Still, Ruff gave it up to his 1999 team and said he hopes the Sabres team he is inheriting can build that kind of passion.

“When you use the word ‘team,’ it’s about playing team defense, and those guys bought into whatever we put on their plate,” Ruff said. “They bought in. It was that group saying, ‘OK, we’re going to get it done.’

“I’ve talked to all of our players, and (new assistant coach) Seth Appert is talking to them, and the message that we’re trying to drive home is each day we’ve got to get better. ‘It’s going to come from you guys, challenging each other to get better. Can you outwork the next guy? Can you win the 1-on-1 battles?’ That team did a lot of that. We got every ounce out of them.”

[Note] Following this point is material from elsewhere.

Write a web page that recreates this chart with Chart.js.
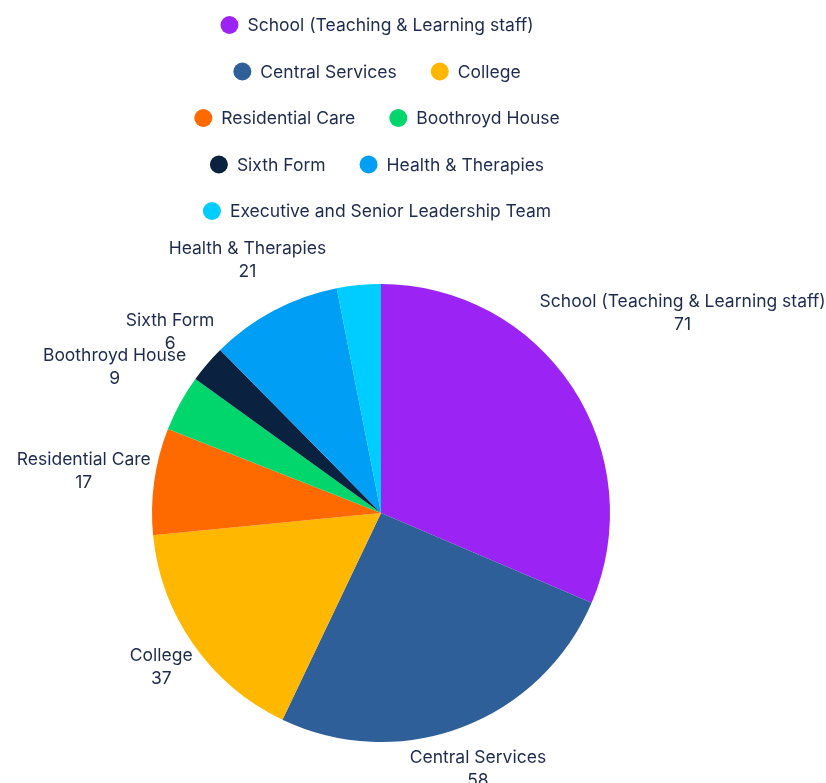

Hitchcock said he felt there might have been as many as four of his players missing in a potential Game 7, including Hull and Mike Modano. He said during overtimes of Game 6, he was pondering which of his reserves might be needed if the Stars lost.

“If that goes to Game 7, we’ve got nothing left,” Hitchcock insisted. “We were banged up beyond belief.”

“I’d put that in the we’ll-see category,” Ruff said with a laugh. “You’re going to tell Hull and Modano they’re not playing Game 7 after they played Game 6? That’s a great story to write, but I think those players would have a say.”